Irresistible Things 

Irresistible Things —This Month in Parliament

This article joins together two others in this issue, on the one hand the editorial and the question ‘how will you pay for it’, and on the other hand the series on ‘What shall I do next?’ on youth employment.

It refers to the 2021 Lords Youth Unemployment Committee Debates and Report, where the question of funding came up repeatedly.  There is a political decision to put all the money into university students, hard done by as they feel with the loans round their necks, and immensely less for the other 50% of young people.  They are left with patchy and insufficient provision.  Whereas their peers have the UCAS (University and Colleges Admission Service) to help them find their way into higher education, those going into Further Education or apprenticeships have no equivalent service.

Whereas students are funded by the government (via loans), there are no equivalent sources of funding, which deprives at the same time potential students and the colleges themselves. 

Kenneth Clarke and Kenneth Baker, members of the Committee, are both very active and eloquent on these topics.  What do they think about funding?  

Here is Ken Clarke (actually during the Skills and post 16 education debate):

“On the questions of expenditure that we have been asking, it is certainly the case that noble Lords kept referring to my being a former Chancellor. I am also a former Minister of Employment and Secretary of State for Education. As a former Chancellor, I am quite traditional; I am fiscally responsible—a bit of a fiscal hawk, sometimes—but I do think there are two subjects on which it is unavoidable for the present Government to spend more money. That means I would probably be at least as hawkish as the present Chancellor in resisting all the other lobbies which are inevitably piling in as the atmosphere of free money prevails. Social care and skills training—filling the skills gap—are irresistible things to which we must devote more resources.”

So Ken Clarke, former Chancellor, is saying that money is available.

Money is available for ‘irresistible things’.

The Treasury finds other things irresistible.  It is a political choice, what you find irresistible.  

The 2020 lockdown was particularly harmful for young people stuck in unsatisfactory housing with little to do and few resources.  The government had a grand gesture and appointed an Education Recovery Commissioner, Kevan Collins, who set about a costed programme.  “But about a month ago at one of the meetings, he was asked to leave the room, according to one source. “Suddenly the Treasury were not playing ball.
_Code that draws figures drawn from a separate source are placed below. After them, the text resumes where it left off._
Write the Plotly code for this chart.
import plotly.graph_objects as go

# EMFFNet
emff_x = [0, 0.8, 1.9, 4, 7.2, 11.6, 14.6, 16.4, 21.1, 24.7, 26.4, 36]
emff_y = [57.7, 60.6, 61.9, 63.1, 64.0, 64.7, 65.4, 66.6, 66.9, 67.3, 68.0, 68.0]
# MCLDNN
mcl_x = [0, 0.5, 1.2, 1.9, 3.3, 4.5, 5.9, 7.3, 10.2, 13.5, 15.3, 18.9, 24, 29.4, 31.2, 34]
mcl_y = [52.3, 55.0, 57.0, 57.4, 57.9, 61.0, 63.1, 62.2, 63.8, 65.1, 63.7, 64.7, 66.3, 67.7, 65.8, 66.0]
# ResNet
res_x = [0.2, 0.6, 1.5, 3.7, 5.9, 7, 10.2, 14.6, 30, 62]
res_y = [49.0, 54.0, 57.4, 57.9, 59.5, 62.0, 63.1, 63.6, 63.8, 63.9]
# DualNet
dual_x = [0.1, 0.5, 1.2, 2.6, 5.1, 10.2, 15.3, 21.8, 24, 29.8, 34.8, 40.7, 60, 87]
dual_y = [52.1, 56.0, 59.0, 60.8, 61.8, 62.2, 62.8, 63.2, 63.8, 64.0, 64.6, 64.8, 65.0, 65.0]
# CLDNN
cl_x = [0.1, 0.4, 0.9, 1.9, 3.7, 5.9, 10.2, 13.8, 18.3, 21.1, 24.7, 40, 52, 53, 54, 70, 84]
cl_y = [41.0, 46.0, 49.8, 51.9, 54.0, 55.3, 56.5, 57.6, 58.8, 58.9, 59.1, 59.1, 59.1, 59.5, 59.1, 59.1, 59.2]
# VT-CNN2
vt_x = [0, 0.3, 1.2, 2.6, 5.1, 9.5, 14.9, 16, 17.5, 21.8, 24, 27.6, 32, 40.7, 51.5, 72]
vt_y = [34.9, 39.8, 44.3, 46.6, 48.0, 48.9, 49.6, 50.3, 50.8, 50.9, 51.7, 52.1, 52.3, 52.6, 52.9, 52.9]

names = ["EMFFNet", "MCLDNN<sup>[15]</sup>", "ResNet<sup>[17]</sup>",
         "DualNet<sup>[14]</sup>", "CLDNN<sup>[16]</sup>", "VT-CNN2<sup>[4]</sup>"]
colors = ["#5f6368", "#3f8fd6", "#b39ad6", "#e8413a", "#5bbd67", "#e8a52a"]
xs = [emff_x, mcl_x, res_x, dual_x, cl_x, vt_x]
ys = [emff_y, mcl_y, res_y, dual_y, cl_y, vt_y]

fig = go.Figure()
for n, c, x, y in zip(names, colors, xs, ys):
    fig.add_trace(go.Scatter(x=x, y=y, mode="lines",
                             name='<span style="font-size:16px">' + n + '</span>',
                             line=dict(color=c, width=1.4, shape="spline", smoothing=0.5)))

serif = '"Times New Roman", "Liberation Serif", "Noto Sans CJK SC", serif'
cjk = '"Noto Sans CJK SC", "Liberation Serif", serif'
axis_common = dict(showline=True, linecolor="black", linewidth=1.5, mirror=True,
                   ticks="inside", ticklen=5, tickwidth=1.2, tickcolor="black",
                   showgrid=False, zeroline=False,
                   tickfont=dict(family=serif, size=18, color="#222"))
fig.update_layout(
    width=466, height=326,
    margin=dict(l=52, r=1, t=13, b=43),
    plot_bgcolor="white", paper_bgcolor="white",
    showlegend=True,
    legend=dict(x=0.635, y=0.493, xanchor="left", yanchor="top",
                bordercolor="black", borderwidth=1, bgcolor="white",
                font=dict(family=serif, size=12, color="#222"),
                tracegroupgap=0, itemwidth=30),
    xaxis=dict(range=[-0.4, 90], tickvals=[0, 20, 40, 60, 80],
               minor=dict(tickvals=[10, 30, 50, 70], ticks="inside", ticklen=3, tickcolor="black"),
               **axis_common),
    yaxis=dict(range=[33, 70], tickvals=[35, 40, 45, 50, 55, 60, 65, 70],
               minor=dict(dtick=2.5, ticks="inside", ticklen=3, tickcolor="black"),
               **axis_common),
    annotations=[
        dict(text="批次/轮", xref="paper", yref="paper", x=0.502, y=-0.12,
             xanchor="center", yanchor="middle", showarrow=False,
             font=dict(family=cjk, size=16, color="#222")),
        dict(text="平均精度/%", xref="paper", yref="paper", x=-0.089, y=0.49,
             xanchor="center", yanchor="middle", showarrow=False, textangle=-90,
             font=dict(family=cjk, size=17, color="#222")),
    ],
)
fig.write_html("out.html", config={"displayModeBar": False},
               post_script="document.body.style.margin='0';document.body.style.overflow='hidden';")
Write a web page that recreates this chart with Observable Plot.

They thought it was all too much.”” (Guardian 2/6/21)

The Treasury made sure that less than 10% of his programme was financed.  Kevan Collins resigned.  It may be another instance where Boris Johnson’s spending plans are countered by the Treasury:

There was 

 “a row with the Treasury over the funding after Tes revealed that the new announcement represents only a fraction of the £15 billion that the Department for Education and Downing Street had been hoping to secure from the Treasury and does not include extending the school day, which was expected to be central to the plans.”  (TES 2/6/21)

Some of the Committee’s guidelines to tackle youth unemployment:

. the National Curriculum should take into account the needs of society and of industry.  As one of the witnesses questioned by the Committee on 23 March, Sope Otulana, said:

[There is] potential for DfE to think about industrial strategy when developing the curriculum, but there is also an opportunity for industry to recognise its role in supporting future workers in developing skills and influencing curricula. That cross-government and cross-sector dialogue is part of getting schools to where they need to be to develop young people with the skills they will need for the future of work. The weight of it should not rest solely on educators. 

The Report says:

The Government must develop a long-term national plan for identifying, measuring and addressing skills gaps and shortages with a focus on anticipating and meeting the needs of emerging and growth sectors such as the digital and green economy.

. Reform the apprenticeship levy.  At the moment firms get government money for managers’ MBAs.  Tesco admitted only 20% of their ‘apprenticeships’ went to people under 25.

. A new careers advice service.  It is needed, as Lord Davies said: ‘to bridge a gap that successive generations of young people have had to cope with: coming out from school with little idea of what the world of work demands or even, for that matter, what it offers.

. Better funding for the non university sector.  Another witness on the same day, Sam Windett, said:  ‘The one partner you mentioned that has not stepped forward quite as much is the Treasury. A lot of these partnerships formed for the benefit of young people are based on love, but not a lot are based on funding and resourcing. That is one partner that could come to the table a bit more. 

In the last Budget [pre march 21], there was very little focus on young people, which was really disappointing. 

To which lord Davies replied:  ‘I notice that there is a codicil constantly attached to every response, which is, “We think the Treasury is involved in this”. By heavens, the Treasury has to be, if we are to make these schemes a success.’ 

. The Government must appoint an independent Young People’s Commissioner for youth aged 16 to 24 with specific reference to youth unemployment, education and skills, including the new Youth Hubs.